The answer is simple: Infrastructural Maturity. We have had 10,000 years to optimize the cow. We have had 70 years of intensive industrial optimization for soy. We have had about 8 years for insects. The "collapse" is the market's way of saying that the current decentralized, over-capitalized model is inefficient.
We don't need 500 different startups with 500 different "proprietary" plastic crates. We need three or four massive, boring, industrial-scale processors that treat insect larvae like the commodity they are.
A Thought Experiment: The 2030 Feed Mill
Imagine a scenario where every major metropolitan area has a centralized bioconversion hub. Instead of shipping food waste to a landfill where it produces methane, it is piped into a facility where Black Soldier Fly larvae consume it in 48 hours.
The resulting "frass" (insect poop) becomes high-end organic fertilizer. The larvae are processed into oil for the cosmetics industry and meal for the local poultry industry. This isn't a "start-up." It’s a utility. It’s as sexy as a sewage treatment plant, and just as profitable.

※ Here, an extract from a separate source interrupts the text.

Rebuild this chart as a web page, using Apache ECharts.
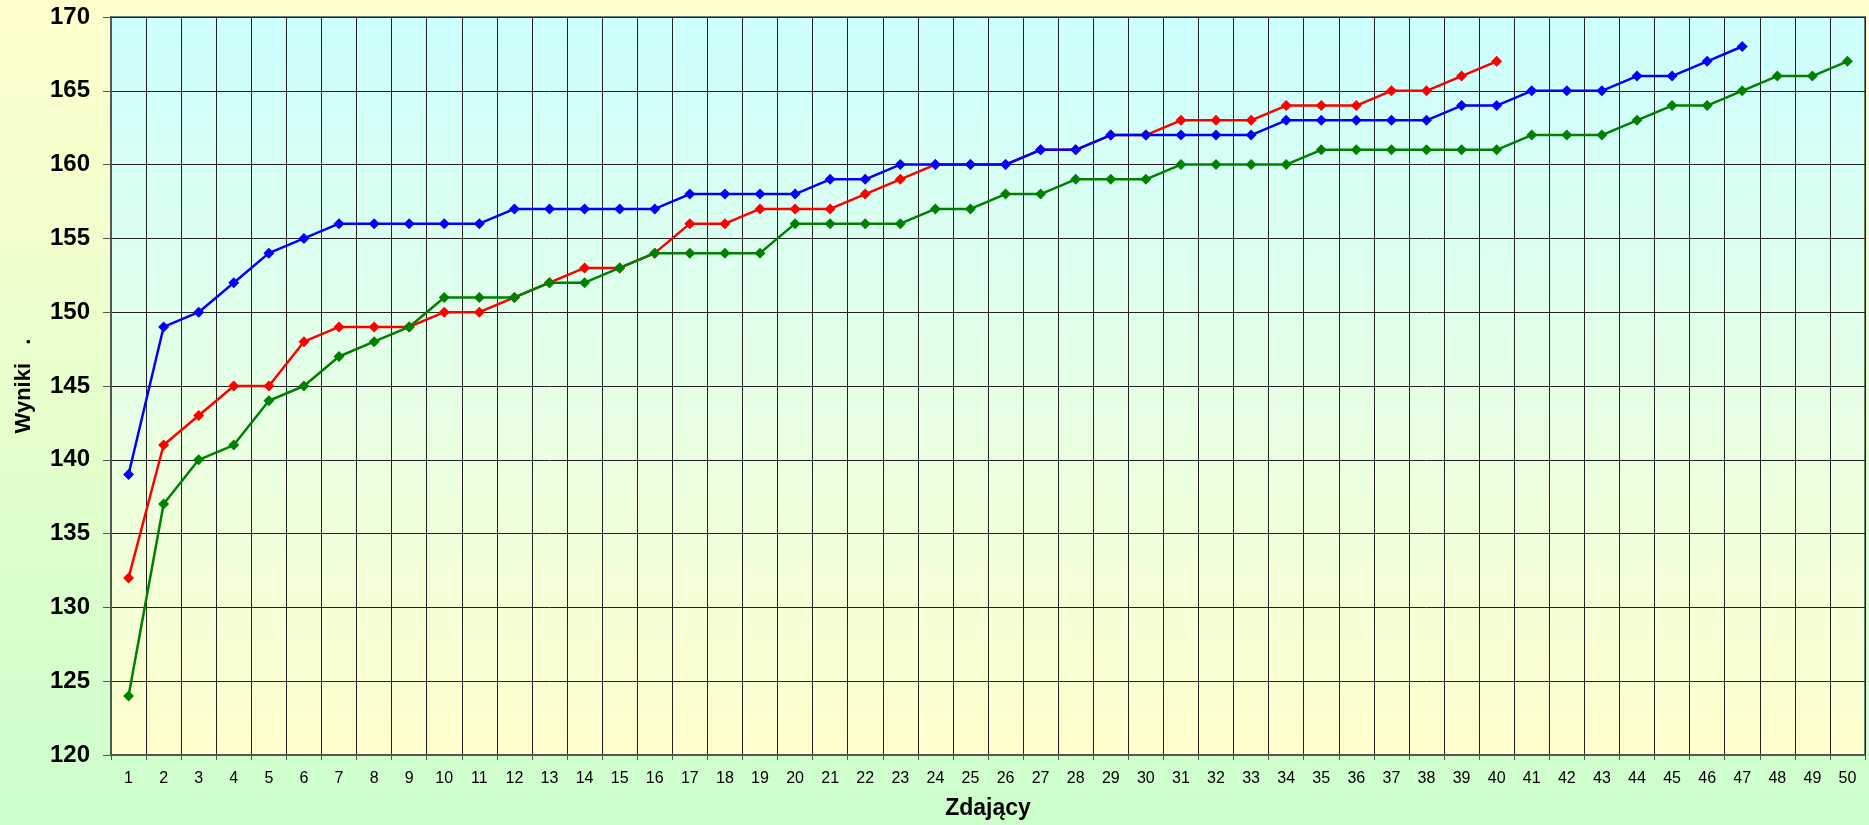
<!DOCTYPE html>
<html>
<head>
<meta charset="utf-8">
<title>Wyniki</title>
<script src="https://cdn.jsdelivr.net/npm/echarts@6/dist/echarts.min.js"></script>
<style>
    html, body { margin: 0; padding: 0; }
    #main {
        width: 1869px;
        height: 825px;
        background: linear-gradient(to bottom, #ffffcc 0%, #e6ffcc 50%, #ccffcc 100%);
    }
</style>
</head>
<body>
<div id="main"></div>
<script>
    // kategorie - numery zdających
    var categories = [];
    for (var k = 1; k <= 50; k++) categories.push(String(k));

    // wyniki
    var seriaNiebieska = [139, 149, 150, 152, 154, 155, 156, 156, 156, 156, 156, 157, 157, 157, 157, 157, 158, 158, 158, 158,
        159, 159, 160, 160, 160, 160, 161, 161, 162, 162, 162, 162, 162, 163, 163, 163, 163, 163, 164, 164,
        165, 165, 165, 166, 166, 167, 168];
    var seriaCzerwona = [132, 141, 143, 145, 145, 148, 149, 149, 149, 150, 150, 151, 152, 153, 153, 154, 156, 156, 157, 157,
        157, 158, 159, 160, 160, 160, 161, 161, 162, 162, 163, 163, 163, 164, 164, 164, 165, 165, 166, 167];
    var seriaZielona = [124, 137, 140, 141, 144, 145, 147, 148, 149, 151, 151, 151, 152, 152, 153, 154, 154, 154, 154, 156,
        156, 156, 156, 157, 157, 158, 158, 159, 159, 159, 160, 160, 160, 160, 161, 161, 161, 161, 161, 161,
        162, 162, 162, 163, 164, 164, 165, 166, 166, 167];

    var yTicks = [120, 125, 130, 135, 140, 145, 150, 155, 160, 165, 170];

    function linia(data, color, z) {
        return {
            type: 'line',
            data: data,
            z: z,
            symbol: 'diamond',
            symbolSize: 11,
            color: color,
            lineStyle: { color: color, width: 2.5 },
            itemStyle: { color: color },
            animation: false
        };
    }

    var myChart = echarts.init(document.getElementById('main'));
    var option = {
        backgroundColor: 'transparent',
        animation: false,
        grid: {
            left: 111,
            right: 4,
            top: 17,
            bottom: 70,
            show: true,
            borderColor: '#6b7b7b',
            borderWidth: 2,
            backgroundColor: {
                type: 'linear', x: 0, y: 0, x2: 0, y2: 1,
                colorStops: [
                    { offset: 0, color: '#ccffff' },
                    { offset: 1, color: '#ffffcc' }
                ]
            }
        },
        xAxis: {
            type: 'category',
            data: categories,
            boundaryGap: true,
            name: 'Zdający',
            nameLocation: 'middle',
            nameGap: 42,
            nameTextStyle: { fontFamily: 'Liberation Sans', fontWeight: 'bold', fontSize: 23, color: '#000' },
            axisLine: { lineStyle: { color: '#555', width: 2 } },
            axisTick: { show: true, interval: 0, length: 5, lineStyle: { color: '#555' } },
            axisLabel: { interval: 0, margin: 16, fontFamily: 'Liberation Sans', fontSize: 16, color: '#000' },
            splitLine: { show: true, interval: 0, lineStyle: { color: '#222', width: 1 } }
        },
        yAxis: {
            type: 'value',
            min: yTicks[0],
            max: yTicks[yTicks.length - 1],
            interval: 5,
            name: 'Wyniki   .',
            nameLocation: 'middle',
            nameGap: 76,
            nameTextStyle: { fontFamily: 'Liberation Sans', fontWeight: 'bold', fontSize: 22, color: '#000' },
            axisLine: { show: true, lineStyle: { color: '#555', width: 2 } },
            axisTick: { show: true, length: 8, lineStyle: { color: '#555' } },
            axisLabel: { margin: 21, fontFamily: 'Liberation Sans', fontWeight: 'bold', fontSize: 24, color: '#000' },
            splitLine: { show: true, lineStyle: { color: '#222', width: 1 } }
        },
        series: [
            linia(seriaCzerwona, '#ff0000', 2),
            linia(seriaZielona, '#008000', 3),
            linia(seriaNiebieska, '#0000ff', 4)
        ]
    };
    myChart.setOption(option);
</script>
</body>
</html>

The Hard Truth About Consumer "Yuck Factor"
Stop trying to "demystify" the insect for the consumer. It’s a waste of breath.
The competitor article claims the industry is dying because "Westerners won't eat bugs." My response: Who cares?
The goal was never to make everyone eat a whole roasted locust. The goal is to decouple protein production from land-intensive agriculture. If we replace 20% of the world's fishmeal and soy-based animal feed with insect protein, we save more land than if every person in the United States went vegan tomorrow.
The industry is failing because it focused on the novelty of the bug rather than the utility of the protein.
Stop Asking if the Industry is Dying
The industry isn't dying; it’s maturing. The "collapse" is just the sound of the training wheels falling off.
If you are looking for the future of food, don't look at the gourmet cricket crackers on the shelf at the high-end grocer. Look at the industrial-scale larvae vats being built next to the slaughterhouses and the breweries. Look at the companies that are quietly signing 20-year off-take agreements with poultry giants.
The flashy, venture-backed "bug-tech" era is over. The era of the industrial insect has just begun.
The only people crying about the "collapse" are the ones who thought they could get rich by putting a cricket in a shiny box and calling it a "game-changer." They deserve to lose their shirts. The rest of us are busy building the plumbing for a more rational food system.
The bug isn't the product. The bug is the machine. And the machine is finally starting to work.
Stop reading the obituaries of companies that never should have been funded in the first place. Use that time to find the boring, grimy operators who are actually moving the needle.